1000 Tiny Birds: 2024 edition

Bruce Holsinger - The Gifted School (2019)

  1. The kind of book that is compulsively readable. I hate all the “real page turner”/“couldn’t put it down” cliches, but this comes close to that thing of it always just being “oh just one more chapter”. I think it helps that it’s very bitesize chunked in terms of chapters. I read this on Kindle and it’s so easy to keep going when you keep seeing “time left in chapter: 2 minutes” every time you start a new one.

  2. Is readable the same as good? I don’t know. I enjoyed this a lot, but it’s very soapy. “But”? “And”? Not everything needs to be a translated Swedish epic, I suppose.

  3. I was never formally in any gifted and talented programme or anything like that (I don’t even know to what extent they really exist in the UK/did in the mid-90s at any rate). But I remember the experience of my final year of primary school being largely driven by practice 11+ papers, because that’s for what we were all realistically at that school. So some of this feels familiar.

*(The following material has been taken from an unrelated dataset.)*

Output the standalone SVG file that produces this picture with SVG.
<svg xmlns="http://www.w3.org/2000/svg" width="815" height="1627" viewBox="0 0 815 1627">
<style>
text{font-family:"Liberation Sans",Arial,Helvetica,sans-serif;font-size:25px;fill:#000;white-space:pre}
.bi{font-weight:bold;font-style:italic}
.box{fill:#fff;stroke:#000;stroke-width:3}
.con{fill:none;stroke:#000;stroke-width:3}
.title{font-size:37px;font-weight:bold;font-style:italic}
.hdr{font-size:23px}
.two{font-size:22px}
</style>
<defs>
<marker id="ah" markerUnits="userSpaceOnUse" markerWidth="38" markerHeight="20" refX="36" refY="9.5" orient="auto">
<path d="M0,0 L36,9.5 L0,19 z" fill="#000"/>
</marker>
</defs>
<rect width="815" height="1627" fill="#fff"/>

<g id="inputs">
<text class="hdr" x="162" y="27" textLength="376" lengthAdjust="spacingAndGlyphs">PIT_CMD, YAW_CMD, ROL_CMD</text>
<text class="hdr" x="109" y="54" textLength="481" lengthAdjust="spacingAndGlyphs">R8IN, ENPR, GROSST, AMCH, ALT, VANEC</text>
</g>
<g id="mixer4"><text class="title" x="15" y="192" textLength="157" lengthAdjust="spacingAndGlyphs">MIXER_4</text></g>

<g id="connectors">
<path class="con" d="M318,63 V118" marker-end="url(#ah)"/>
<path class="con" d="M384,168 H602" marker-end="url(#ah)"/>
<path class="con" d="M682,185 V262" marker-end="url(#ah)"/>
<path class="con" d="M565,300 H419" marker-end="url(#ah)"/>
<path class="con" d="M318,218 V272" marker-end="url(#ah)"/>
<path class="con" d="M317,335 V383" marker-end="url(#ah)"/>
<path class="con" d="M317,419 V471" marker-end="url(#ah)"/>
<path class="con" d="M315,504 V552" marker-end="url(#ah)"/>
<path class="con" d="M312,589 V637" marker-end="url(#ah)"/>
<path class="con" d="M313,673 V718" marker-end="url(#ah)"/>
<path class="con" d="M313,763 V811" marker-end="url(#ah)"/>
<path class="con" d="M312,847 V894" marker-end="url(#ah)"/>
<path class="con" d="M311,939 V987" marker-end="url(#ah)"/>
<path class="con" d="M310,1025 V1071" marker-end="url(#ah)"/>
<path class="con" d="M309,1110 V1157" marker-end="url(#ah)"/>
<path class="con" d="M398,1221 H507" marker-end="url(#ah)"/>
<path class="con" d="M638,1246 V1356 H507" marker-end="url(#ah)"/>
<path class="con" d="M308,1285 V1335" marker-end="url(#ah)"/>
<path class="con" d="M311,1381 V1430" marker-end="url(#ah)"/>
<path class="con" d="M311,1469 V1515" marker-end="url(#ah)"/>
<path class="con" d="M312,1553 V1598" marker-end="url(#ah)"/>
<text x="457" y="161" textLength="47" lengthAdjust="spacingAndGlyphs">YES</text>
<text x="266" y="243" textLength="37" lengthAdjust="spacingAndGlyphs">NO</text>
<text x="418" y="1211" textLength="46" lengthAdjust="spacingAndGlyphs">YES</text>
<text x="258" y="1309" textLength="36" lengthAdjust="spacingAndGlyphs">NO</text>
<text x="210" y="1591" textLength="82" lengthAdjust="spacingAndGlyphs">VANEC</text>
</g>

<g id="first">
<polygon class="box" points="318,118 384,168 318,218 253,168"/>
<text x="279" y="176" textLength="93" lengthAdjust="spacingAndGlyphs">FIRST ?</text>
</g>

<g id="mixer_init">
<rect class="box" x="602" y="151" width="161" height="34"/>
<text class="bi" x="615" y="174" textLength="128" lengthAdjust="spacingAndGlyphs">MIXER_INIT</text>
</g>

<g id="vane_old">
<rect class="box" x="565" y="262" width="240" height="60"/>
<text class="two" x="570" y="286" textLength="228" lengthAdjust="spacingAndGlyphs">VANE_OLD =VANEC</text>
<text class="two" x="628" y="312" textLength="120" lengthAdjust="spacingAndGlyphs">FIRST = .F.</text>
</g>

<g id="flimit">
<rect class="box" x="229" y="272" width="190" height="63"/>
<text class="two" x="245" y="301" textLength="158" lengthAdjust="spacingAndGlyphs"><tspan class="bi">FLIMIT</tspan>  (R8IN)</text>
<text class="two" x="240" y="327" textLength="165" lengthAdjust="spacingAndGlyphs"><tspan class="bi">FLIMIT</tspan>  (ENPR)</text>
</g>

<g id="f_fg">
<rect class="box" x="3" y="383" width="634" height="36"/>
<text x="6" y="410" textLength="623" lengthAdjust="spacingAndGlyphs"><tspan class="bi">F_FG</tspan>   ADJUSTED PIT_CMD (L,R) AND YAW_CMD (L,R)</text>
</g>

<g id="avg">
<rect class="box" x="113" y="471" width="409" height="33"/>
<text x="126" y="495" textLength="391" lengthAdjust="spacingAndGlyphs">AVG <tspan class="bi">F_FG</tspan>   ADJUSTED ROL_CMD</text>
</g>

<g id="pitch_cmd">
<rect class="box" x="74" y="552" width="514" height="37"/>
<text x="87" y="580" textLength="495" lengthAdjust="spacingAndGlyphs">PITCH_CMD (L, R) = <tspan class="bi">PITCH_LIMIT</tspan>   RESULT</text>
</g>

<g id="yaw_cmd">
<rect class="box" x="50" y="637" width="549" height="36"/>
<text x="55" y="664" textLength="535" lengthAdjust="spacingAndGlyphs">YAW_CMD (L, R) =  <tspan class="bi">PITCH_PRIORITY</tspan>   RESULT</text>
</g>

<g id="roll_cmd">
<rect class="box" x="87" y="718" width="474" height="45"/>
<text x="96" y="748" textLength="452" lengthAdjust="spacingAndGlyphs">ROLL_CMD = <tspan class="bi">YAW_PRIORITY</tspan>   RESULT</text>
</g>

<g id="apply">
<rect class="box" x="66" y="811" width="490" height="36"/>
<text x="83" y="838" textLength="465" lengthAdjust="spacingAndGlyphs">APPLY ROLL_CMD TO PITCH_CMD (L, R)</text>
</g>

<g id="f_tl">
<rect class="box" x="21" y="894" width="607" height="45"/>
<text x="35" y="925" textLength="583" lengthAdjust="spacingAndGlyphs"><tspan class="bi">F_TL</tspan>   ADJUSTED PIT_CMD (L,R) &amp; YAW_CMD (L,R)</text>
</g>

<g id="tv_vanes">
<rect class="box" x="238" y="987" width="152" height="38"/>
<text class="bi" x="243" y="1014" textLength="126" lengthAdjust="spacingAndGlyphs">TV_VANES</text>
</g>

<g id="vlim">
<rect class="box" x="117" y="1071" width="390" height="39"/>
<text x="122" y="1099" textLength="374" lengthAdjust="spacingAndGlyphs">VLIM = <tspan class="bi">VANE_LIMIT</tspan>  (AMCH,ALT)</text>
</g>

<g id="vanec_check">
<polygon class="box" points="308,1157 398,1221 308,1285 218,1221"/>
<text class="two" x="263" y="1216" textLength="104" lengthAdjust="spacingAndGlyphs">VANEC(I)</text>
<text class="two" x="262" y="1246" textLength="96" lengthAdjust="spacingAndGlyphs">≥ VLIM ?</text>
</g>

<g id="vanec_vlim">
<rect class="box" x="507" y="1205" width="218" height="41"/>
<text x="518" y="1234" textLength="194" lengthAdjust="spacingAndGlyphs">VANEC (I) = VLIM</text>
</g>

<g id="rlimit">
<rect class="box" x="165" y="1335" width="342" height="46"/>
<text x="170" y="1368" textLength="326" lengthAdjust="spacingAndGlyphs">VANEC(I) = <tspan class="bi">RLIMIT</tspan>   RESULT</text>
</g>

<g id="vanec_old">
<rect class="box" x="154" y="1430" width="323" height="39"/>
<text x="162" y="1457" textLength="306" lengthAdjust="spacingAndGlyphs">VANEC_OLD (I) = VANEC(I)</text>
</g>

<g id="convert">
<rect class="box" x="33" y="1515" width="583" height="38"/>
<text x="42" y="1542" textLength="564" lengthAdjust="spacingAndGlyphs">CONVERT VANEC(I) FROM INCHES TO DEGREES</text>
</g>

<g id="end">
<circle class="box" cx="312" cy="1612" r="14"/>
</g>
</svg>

  4. That being said, though, I do more align myself with the parents in The Gifted School. I’ve often thought what I would do if I had kids - I certainly benefited from my education. Would I deprive them of that out of political principle? How lucky and privileged I am that that’s the concern.

  5. I was surprised to find that the most sympathetic character in the end was by no means the one I would have told you it would be at the beginning. Maybe that is good writing!